_Problem to work on_:
Return only the lines running from the line that holds "Give me the" to the line that holds "threshold = 10.7", including both.

_Source records_:

§ §

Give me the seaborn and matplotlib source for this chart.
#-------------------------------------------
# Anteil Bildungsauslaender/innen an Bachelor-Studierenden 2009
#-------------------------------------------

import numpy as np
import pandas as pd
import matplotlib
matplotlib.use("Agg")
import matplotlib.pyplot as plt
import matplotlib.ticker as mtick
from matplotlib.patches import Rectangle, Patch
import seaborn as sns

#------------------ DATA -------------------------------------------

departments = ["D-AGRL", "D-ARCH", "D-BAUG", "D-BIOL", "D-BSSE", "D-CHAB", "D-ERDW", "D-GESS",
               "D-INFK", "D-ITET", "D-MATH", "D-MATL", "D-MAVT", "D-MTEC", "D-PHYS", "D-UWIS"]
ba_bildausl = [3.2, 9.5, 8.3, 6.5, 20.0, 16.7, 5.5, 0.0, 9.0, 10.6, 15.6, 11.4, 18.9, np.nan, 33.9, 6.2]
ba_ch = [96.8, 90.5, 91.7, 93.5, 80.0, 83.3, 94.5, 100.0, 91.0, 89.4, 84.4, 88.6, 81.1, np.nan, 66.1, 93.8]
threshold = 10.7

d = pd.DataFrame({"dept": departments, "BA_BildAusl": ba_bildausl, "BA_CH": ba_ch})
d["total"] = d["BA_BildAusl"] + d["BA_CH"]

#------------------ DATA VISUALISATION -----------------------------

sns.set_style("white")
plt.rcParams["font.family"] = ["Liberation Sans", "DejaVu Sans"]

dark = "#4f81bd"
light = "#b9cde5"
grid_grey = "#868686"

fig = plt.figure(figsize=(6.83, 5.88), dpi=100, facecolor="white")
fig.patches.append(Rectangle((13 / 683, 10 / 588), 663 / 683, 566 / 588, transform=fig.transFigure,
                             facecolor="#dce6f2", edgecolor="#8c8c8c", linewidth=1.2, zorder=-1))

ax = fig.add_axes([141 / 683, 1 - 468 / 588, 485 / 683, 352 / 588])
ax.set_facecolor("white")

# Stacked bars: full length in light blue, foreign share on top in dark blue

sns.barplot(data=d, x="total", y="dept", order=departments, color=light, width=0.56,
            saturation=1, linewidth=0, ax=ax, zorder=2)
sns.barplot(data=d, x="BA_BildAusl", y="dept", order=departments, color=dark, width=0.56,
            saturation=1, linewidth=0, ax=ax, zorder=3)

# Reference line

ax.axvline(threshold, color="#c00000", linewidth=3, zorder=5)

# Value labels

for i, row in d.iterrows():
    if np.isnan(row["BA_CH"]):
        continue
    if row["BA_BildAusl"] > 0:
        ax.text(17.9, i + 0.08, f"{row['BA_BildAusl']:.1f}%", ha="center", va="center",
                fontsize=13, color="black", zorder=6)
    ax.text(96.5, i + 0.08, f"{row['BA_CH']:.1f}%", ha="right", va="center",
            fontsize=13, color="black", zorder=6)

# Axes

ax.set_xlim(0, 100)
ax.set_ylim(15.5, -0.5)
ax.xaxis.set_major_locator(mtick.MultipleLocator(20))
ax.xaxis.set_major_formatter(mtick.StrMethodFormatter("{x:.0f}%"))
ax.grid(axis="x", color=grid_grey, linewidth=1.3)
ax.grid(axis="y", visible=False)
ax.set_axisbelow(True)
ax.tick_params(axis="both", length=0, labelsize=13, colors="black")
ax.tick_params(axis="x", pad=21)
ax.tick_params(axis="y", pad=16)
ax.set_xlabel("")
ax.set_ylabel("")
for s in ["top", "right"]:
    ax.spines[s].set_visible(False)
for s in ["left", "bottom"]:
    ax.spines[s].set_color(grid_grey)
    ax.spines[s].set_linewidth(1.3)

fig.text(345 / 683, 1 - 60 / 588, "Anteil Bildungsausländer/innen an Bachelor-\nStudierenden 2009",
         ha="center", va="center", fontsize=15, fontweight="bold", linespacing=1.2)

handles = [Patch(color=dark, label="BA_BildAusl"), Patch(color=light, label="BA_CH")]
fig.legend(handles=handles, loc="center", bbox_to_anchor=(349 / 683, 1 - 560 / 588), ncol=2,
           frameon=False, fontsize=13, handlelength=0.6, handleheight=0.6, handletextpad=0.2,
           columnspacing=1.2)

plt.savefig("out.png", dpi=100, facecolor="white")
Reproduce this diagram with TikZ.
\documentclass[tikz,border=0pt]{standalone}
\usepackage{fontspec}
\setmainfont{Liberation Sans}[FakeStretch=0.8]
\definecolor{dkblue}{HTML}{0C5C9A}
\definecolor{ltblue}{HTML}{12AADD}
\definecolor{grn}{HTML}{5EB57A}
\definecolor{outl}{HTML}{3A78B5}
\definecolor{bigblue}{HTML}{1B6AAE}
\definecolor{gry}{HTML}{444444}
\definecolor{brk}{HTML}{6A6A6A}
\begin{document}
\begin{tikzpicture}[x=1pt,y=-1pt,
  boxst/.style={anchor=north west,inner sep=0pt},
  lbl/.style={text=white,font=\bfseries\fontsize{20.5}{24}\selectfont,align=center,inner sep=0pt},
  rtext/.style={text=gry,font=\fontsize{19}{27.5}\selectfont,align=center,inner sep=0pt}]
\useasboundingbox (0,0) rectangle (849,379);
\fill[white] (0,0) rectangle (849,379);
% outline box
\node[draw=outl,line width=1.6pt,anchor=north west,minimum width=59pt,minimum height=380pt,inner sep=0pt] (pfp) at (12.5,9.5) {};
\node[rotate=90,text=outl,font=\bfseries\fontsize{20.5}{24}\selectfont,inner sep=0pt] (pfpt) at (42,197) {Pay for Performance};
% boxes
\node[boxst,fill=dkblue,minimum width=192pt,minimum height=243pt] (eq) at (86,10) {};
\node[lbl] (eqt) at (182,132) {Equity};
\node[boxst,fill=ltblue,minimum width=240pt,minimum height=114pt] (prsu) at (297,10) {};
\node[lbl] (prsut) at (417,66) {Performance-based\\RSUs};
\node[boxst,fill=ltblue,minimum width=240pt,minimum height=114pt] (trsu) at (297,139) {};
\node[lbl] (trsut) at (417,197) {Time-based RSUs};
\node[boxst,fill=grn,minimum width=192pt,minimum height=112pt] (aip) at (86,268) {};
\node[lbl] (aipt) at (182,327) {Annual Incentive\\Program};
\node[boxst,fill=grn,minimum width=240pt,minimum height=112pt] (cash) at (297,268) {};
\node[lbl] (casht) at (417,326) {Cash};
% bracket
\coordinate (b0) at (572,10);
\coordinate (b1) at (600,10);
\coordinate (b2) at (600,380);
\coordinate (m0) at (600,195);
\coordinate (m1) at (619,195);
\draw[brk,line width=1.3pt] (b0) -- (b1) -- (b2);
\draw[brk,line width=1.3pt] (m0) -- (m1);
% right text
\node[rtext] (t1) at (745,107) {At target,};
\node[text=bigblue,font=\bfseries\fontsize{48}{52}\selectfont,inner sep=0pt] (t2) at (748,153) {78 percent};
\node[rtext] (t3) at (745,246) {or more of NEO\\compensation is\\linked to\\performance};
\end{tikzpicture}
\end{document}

§ §

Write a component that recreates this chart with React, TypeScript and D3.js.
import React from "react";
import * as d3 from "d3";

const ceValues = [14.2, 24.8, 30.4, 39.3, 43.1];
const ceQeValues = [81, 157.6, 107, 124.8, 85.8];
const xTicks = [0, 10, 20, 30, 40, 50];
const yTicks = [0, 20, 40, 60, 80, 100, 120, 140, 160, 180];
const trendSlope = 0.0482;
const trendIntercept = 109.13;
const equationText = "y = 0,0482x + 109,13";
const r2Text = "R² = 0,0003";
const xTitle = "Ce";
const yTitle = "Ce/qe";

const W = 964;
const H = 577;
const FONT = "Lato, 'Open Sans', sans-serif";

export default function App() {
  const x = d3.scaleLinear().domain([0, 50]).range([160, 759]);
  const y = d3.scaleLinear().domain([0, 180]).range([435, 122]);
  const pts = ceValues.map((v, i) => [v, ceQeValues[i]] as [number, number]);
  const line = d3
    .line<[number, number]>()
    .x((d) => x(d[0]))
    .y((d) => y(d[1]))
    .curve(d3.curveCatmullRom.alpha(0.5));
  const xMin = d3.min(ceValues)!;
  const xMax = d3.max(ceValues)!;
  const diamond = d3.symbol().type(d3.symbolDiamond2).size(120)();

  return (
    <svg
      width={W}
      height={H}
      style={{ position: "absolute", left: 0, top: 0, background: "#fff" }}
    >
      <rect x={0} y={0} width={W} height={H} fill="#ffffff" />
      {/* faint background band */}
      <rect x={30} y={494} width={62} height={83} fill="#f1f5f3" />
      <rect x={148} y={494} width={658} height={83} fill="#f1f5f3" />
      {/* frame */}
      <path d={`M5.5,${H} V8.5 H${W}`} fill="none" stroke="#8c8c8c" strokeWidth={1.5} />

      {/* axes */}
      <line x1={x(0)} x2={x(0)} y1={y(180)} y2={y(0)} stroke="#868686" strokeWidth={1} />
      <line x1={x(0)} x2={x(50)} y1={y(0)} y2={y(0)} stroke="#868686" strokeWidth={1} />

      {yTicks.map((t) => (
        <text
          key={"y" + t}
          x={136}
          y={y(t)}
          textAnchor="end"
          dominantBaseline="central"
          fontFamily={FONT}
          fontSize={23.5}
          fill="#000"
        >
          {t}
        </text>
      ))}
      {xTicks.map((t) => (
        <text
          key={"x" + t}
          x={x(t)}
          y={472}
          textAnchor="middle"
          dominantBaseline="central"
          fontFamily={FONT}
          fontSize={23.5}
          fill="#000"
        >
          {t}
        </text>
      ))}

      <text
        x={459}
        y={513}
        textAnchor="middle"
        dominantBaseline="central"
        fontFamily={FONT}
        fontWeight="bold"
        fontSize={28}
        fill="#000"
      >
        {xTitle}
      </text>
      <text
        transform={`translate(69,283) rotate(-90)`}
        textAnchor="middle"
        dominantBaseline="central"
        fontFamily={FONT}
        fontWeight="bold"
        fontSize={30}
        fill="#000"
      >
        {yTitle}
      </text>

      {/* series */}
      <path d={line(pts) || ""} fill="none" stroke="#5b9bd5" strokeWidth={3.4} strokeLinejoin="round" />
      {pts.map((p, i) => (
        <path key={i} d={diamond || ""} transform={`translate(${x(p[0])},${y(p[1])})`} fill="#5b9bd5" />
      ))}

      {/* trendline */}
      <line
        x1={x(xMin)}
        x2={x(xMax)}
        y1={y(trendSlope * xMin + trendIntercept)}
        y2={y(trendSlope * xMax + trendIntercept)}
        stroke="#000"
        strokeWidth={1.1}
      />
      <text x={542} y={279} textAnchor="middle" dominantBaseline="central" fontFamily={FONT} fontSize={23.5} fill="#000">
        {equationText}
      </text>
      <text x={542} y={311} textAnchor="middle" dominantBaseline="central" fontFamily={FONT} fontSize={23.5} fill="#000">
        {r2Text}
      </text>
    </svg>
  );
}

§ §

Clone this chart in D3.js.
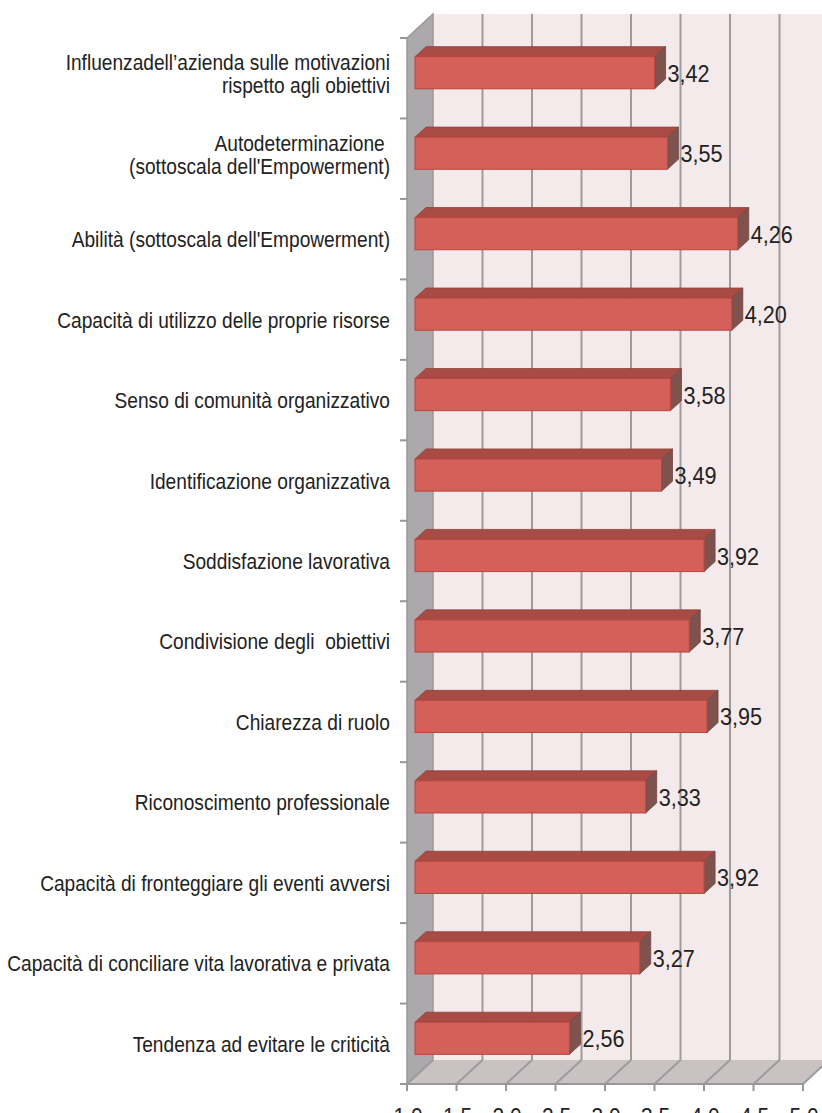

§ §

_Output below_:
Give me the seaborn and matplotlib source for this chart.
#-------------------------------------------
# Anteil Bildungsauslaender/innen an Bachelor-Studierenden 2009
#-------------------------------------------

import numpy as np
import pandas as pd
import matplotlib
matplotlib.use("Agg")
import matplotlib.pyplot as plt
import matplotlib.ticker as mtick
from matplotlib.patches import Rectangle, Patch
import seaborn as sns

#------------------ DATA -------------------------------------------

departments = ["D-AGRL", "D-ARCH", "D-BAUG", "D-BIOL", "D-BSSE", "D-CHAB", "D-ERDW", "D-GESS",
               "D-INFK", "D-ITET", "D-MATH", "D-MATL", "D-MAVT", "D-MTEC", "D-PHYS", "D-UWIS"]
ba_bildausl = [3.2, 9.5, 8.3, 6.5, 20.0, 16.7, 5.5, 0.0, 9.0, 10.6, 15.6, 11.4, 18.9, np.nan, 33.9, 6.2]
ba_ch = [96.8, 90.5, 91.7, 93.5, 80.0, 83.3, 94.5, 100.0, 91.0, 89.4, 84.4, 88.6, 81.1, np.nan, 66.1, 93.8]
threshold = 10.7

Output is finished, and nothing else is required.